Le recours au contrat de partenariat public-privé a été retenu en 2008 pour la mise en œuvre du projet. Le contrat devrait pouvoir être signé dès juillet 2010, après accord de la cellule « partenariats publics privés » du ministère de l’économie. À partir de la notification du contrat, le prestataire retenu aura 17 mois pour livrer le système d’exploitation ainsi que 25 % des caméras. Les 750 caméras restantes devant être livrées dans les 6 mois suivants. Le système devrait donc être entièrement opérationnel à l’été 2012.

Pour assurer le financement des investissements rendus nécessaires par ce projet, la loi de finances pour 2010 avait autorisé, au sein du programme « police nationale », une enveloppe de 120 millions d’euros en autorisations d’engagement. En réalité, M. Didier Martin, secrétaire général pour l’administration de la préfecture de police, a indiqué à votre rapporteur qu’une dotation de 98 millions d’euros d’AE suffira pour couvrir les investissements du projet. En effet, depuis que le chiffre de 120 millions d’euros avait été budgété, un « dialogue compétitif » avec les candidats a permis de faire baisser ce coût.

Par ailleurs, le financement de l’exploitation et de la maintenance nécessitera de prévoir un volume d’environ 9 millions d’euros annuels en autorisations d’engagement, qui seront votés chaque année en loi de finances initiale. En effet, à l’issue du contrat, il est prévu que l’État sera propriétaire d’un système de vidéosurveillance à l’état neuf, c’est-à-dire régulièrement modernisé pour tenir compte des évolutions technologiques.

En ce qui concerne les crédits de paiement, ceux-ci seront pris en charge par le programme « police nationale » ; ils permettront de payer au prestataire un loyer de l’ordre de 16 millions d’euros annuels pendant 15 ans, si l’offre économiquement la mieux-disante est retenue à l’issue de la procédure. Ce loyer permettra de rembourser à la fois l’amortissement de l’investissement et les frais liés à la maintenance et au renouvellement des matériels.

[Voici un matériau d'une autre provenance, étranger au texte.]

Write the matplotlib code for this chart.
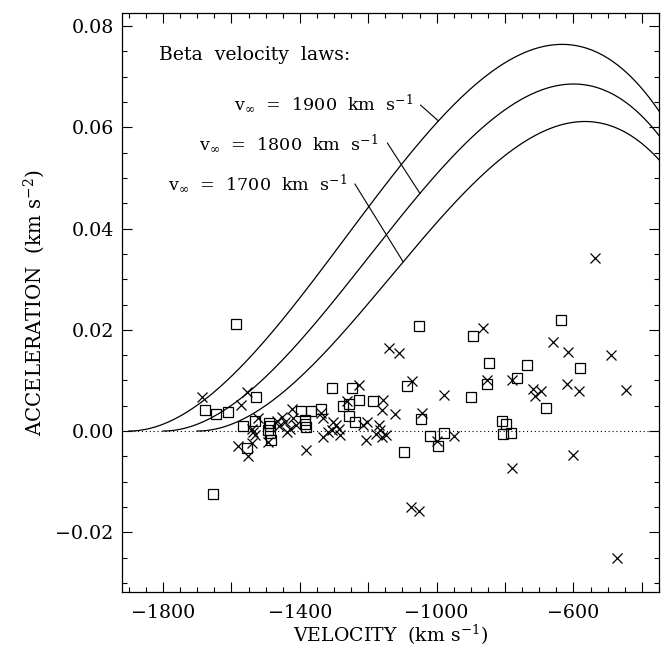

Le plan de vidéoprotection pour Paris est directement mis en œuvre par la préfecture de police mais il est réalisé en étroite coopération avec la ville de Paris. Le préfet de police a présenté le projet devant le Conseil de Paris le 20 octobre 2008, en proposant une concertation avec les élus et la population dans chaque arrondissement quant à l’implantation des caméras. Cette concertation a entraîné quelques modifications d’emplacement mais s’est surtout traduite par une demande de caméras supplémentaires… : au total, la concertation a entraîné 43 ajouts, 17 suppressions et 19 déplacements de caméras.

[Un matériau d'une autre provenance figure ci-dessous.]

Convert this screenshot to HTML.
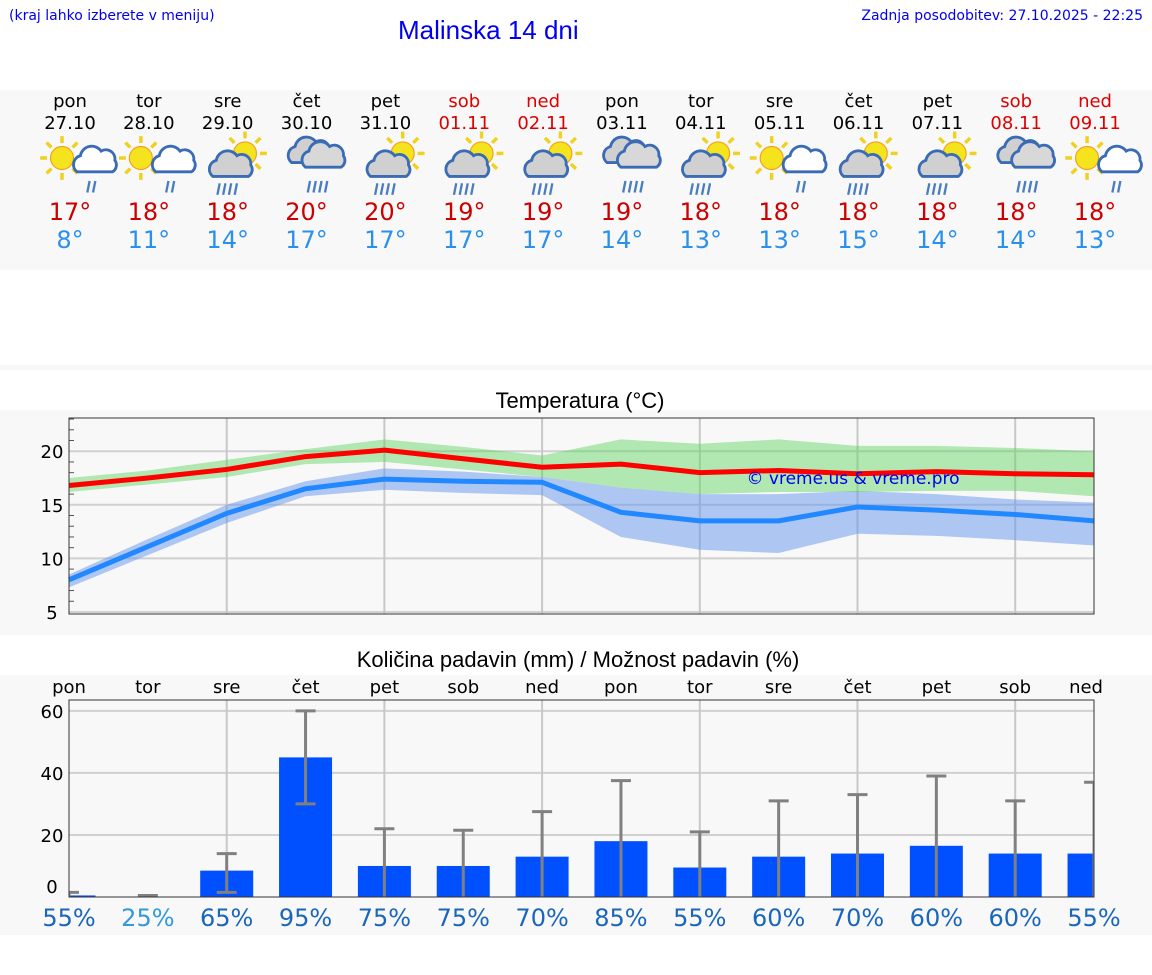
<!DOCTYPE html>
<html><head><meta charset="utf-8">
<style>
body{margin:0;background:#fff;width:1152px;height:975px;position:relative;overflow:hidden;font-family:"DejaVu Sans","Liberation Sans",sans-serif;}
.abs{position:absolute;}
</style></head>
<body>
<div class="abs" style="left:9px;top:8px;font-size:14px;color:#0000ee">(kraj lahko izberete v meniju)</div>
<div class="abs" style="left:398px;top:15px;font-size:24px;color:#0000ee;font-family:'Liberation Sans',sans-serif;font-size:26px">Malinska 14 dni</div>
<div class="abs" style="right:9px;top:8px;font-size:14px;color:#0000ee">Zadnja posodobitev: 27.10.2025 - 22:25</div>
<div class="abs" style="left:0;top:90px;width:1152px;height:180px;background:#f8f8f8"></div>
<div class="abs" style="left:0;top:365px;width:1152px;height:5px;background:#f8f8f8"></div>
<div class="abs" style="left:0;top:410px;width:1152px;height:225px;background:#f8f8f8"></div>
<div class="abs" style="left:0;top:675px;width:1152px;height:260px;background:#f8f8f8"></div>
<div id="fc"></div>
<svg id="ch" class="abs" style="left:0;top:0" width="1152" height="975"></svg>
<script>
const days=["pon","tor","sre","čet","pet","sob","ned","pon","tor","sre","čet","pet","sob","ned"];
const dates=["27.10","28.10","29.10","30.10","31.10","01.11","02.11","03.11","04.11","05.11","06.11","07.11","08.11","09.11"];
const hiT=[17,18,18,20,20,19,19,19,18,18,18,18,18,18];
const loT=[8,11,14,17,17,17,17,14,13,13,15,14,14,13];
const icons=["A","A","B","C","B","B","B","C","B","A","B","B","C","A"];
const maxLine=[16.8,17.5,18.3,19.5,20.1,19.3,18.5,18.8,18.0,18.2,17.9,18.1,17.9,17.8];
const maxHi=[17.5,18.2,19.2,20.2,21.1,20.4,19.6,21.1,20.7,21.1,20.5,20.5,20.3,20.0];
const maxLo=[16.2,16.9,17.6,18.8,19.0,18.3,17.6,16.6,16.0,16.2,16.2,16.3,16.3,15.8];
const minLine=[8.0,11.1,14.2,16.5,17.4,17.2,17.1,14.3,13.5,13.5,14.8,14.5,14.1,13.5];
const minHi=[8.5,11.8,15.0,17.2,18.4,18.1,17.6,16.6,16.0,16.0,16.3,16.0,15.5,15.2];
const minLo=[7.3,10.3,13.3,15.8,16.4,16.1,15.9,12.0,10.8,10.5,12.3,12.1,11.7,11.2];
const tempTicks=[5,10,15,20];
const precip=[0.5,0,8.5,45,10,10,13,18,9.5,13,14,16.5,14,14];
const errHi=[1.5,0.5,14,60,22,21.5,27.5,37.5,21,31,33,39,31,37];
const errLo=[0,0,1.5,30,0,0,0,0,0,0,0,0,0,0];
const prob=[55,25,65,95,75,75,70,85,55,60,70,60,60,55];
const precTicks=[0,20,40,60];

const NS="http://www.w3.org/2000/svg";
const svg=document.getElementById('ch');
function el(t,a,p){const e=document.createElementNS(NS,t);for(const k in a)e.setAttribute(k,a[k]);(p||svg).appendChild(e);return e;}
const X=i=>69+i*78.85;
function txt(x,y,s,size,col,name,fam){const e=el('text',{x:x,y:y,'font-size':size,fill:col,'text-anchor':'middle','font-family':fam||'DejaVu Sans, Liberation Sans, sans-serif'});e.textContent=s;return e;}
function icon(cx,type,i){
  const g=el('g',{transform:`translate(${cx-31},135) scale(1.15)`});
  
  
  function sun(x,y){for(let k=0;k<8;k++){const a=k*Math.PI/4;el('line',{x1:x+Math.cos(a)*13,y1:y+Math.sin(a)*13,x2:x+Math.cos(a)*19,y2:y+Math.sin(a)*19,stroke:'#f0d020','stroke-width':3},g);}el('circle',{cx:x,cy:y,r:10,fill:'#f5e31d',stroke:'#f0a020','stroke-width':1},g);}
  function cloud(x,y,fill){el('path',{d:`M${x} ${y+14} a8 8 0 0 1 3 -14 a10 10 0 0 1 18 -4 a8 8 0 0 1 12 8 a7 7 0 0 1 -2 10 z`,fill:fill,stroke:'#3a6bb5','stroke-width':2.5},g);}
  function rain(x,y,n){for(let k=0;k<n;k++)el('line',{x1:x+k*5+2,y1:y,x2:x+k*5,y2:y+10,stroke:'#4a7cc0','stroke-width':2},g);}
  if(type==="A"){sun(20,20);cloud(33,18,'#fff');rain(42,40,2);}
  else if(type==="B"){sun(42,16);cloud(14,22,'#d0d0d0');rain(18,42,4);}
  else{cloud(14,10,'#d0d0d0');cloud(26,14,'#d8d8d8');rain(28,40,4);}
}
for(let i=0;i<14;i++){
  const x=X(i)+1;const we=(i==5||i==6||i==12||i==13);
  txt(x,107,days[i],18,we?'#dd0000':'#000','day-name');
  txt(x,129,dates[i],18,we?'#dd0000':'#000','date');
  icon(x,icons[i],i);
  txt(x,220,hiT[i]+'°',24,'#cc0000','max-temp');
  txt(x,248,loT[i]+'°',24,'#2a90ee','min-temp');
}
// temp chart
const tL=69,tR=1094,tT=418,tB=614,tmin=4.81,tmax=23.1;
const TY=v=>tB-(v-tmin)/(tmax-tmin)*(tB-tT);
txt(580,408,'Temperatura (°C)',22,'#000','temp-chart-title','Liberation Sans, sans-serif');
for(const v of tempTicks){el('line',{x1:tL,x2:tR,y1:TY(v),y2:TY(v),stroke:'#d0d0d0','stroke-width':2});txt(52,TY(v)+7,String(v),18,'#000','y-tick-label');}
for(let v=6;v<=23;v++){if(v%5)el('line',{x1:tL,x2:tL+5,y1:TY(v),y2:TY(v),stroke:'#555'});}
for(let i=2;i<14;i+=2)el('line',{x1:X(i),x2:X(i),y1:tT,y2:tB,stroke:'#c8c8c8','stroke-width':2});
function band(hi,lo,col,name){let d='';hi.forEach((v,i)=>d+=(i?'L':'M')+X(i)+' '+TY(v));for(let i=lo.length-1;i>=0;i--)d+='L'+X(i)+' '+TY(lo[i]);const p=el('path',{d:d+'Z',fill:col});}
function line(vals,col,name){const p=el('polyline',{points:vals.map((v,i)=>X(i)+','+TY(v)).join(' '),fill:'none',stroke:col,'stroke-width':5,'stroke-linejoin':'round'});}
band(minHi,minLo,'rgba(100,150,235,0.5)','min-range-band');
band(maxHi,maxLo,'rgba(90,210,90,0.45)','max-range-band');
line(maxLine,'#ff0000','max-temp-line');
line(minLine,'#2288ff','min-temp-line');
el('rect',{x:tL,y:tT,width:tR-tL,height:tB-tT,fill:'none',stroke:'#333','stroke-width':1});
txt(853,484,'© vreme.us & vreme.pro',17,'#0000ee','watermark');
// precip chart
const pL=69,pR=1094,pT=700,pB=897,pmax=63.5;
const PY=v=>pB-v/pmax*(pB-pT);
txt(578,667,'Količina padavin (mm) / Možnost padavin (%)',22,'#000','precip-chart-title','Liberation Sans, sans-serif');
for(let i=0;i<14;i++)txt(X(i)+(i==13?-8:0),693,days[i],18,'#000','precip-day-label');
for(const v of precTicks){if(v)el('line',{x1:pL,x2:pR,y1:PY(v),y2:PY(v),stroke:'#d0d0d0','stroke-width':2});txt(52,PY(v)+(v?7:-4),String(v),18,'#000','y-tick-label');}
for(let i=2;i<14;i+=2)el('line',{x1:X(i),x2:X(i),y1:pT,y2:pB,stroke:'#c8c8c8','stroke-width':2});
const cg=el('g',{});
const clip=el('clipPath',{id:'pc'});el('rect',{x:pL,y:pT-1,width:pR-pL,height:pB-pT+1},clip);
cg.setAttribute('clip-path','url(#pc)');
for(let i=0;i<14;i++){
  const b=el('rect',{x:X(i)-26.5,y:PY(precip[i]),width:53,height:pB-PY(precip[i]),fill:'#0050ff'},cg);
  
  
  el('line',{x1:X(i),x2:X(i),y1:PY(errHi[i]),y2:Math.min(pB,PY(errLo[i])),stroke:'#808080','stroke-width':3},cg);
  el('line',{x1:X(i)-10,x2:X(i)+10,y1:PY(errHi[i]),y2:PY(errHi[i]),stroke:'#808080','stroke-width':3},cg);
  if(errLo[i]>0)el('line',{x1:X(i)-10,x2:X(i)+10,y1:PY(errLo[i]),y2:PY(errLo[i]),stroke:'#808080','stroke-width':3},cg);
  txt(X(i),926,prob[i]+'%',24,prob[i]<40?'#3399dd':'#1a66bb','precip-probability');
}
el('rect',{x:pL,y:pT,width:pR-pL,height:pB-pT,fill:'none',stroke:'#333','stroke-width':1});
</script>
</body></html>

La participation de la ville au projet a été concrétisée par le vote d’un projet de convention entre l’État et la ville de Paris le 23 novembre 2009 qui prévoit :

— l’implantation des caméras sur le domaine public municipal, à titre gratuit ;

— l’exonération de toute redevance d’occupation du domaine public qui est de droit pour les caméras qui concourent à la sécurité routière mais facultative pour les équipements destinés à un service public comme la police. Cependant, cette exonération semble justifiée dans la mesure où, ailleurs en France, la vidéoprotection de voie publique est une compétence des collectivités territoriales ;

— une subvention au projet de 5 millions d’euros.

C. UN CONTRÔLE À REVOIR ?

En raison de l’incidence potentielle de la vidéoprotection sur les libertés individuelles, la question du contrôle du fonctionnement des systèmes, tout spécialement sur la voie publique, est fondamentale.

Dans le dispositif actuel, hérité de la loi de 1995 qui faisait en quelque sorte de l’État un arbitre, le contrôle est principalement confié aux commissions départementales de la vidéosurveillance.

Un rapport d’information de la commission des Lois du Sénat (21) relève cependant que l’application de la loi du 21 janvier 1995 n’est pas homogène et que les commissions départementales rendent des décisions divergentes pour des dossiers de demande similaires. Ce rapport indique également que les moyens dont disposent ces commissions sont fort disparates, entraînant de très fortes différences dans le nombre de contrôles effectués et dans l’expertise dont disposent les membres de ces commissions.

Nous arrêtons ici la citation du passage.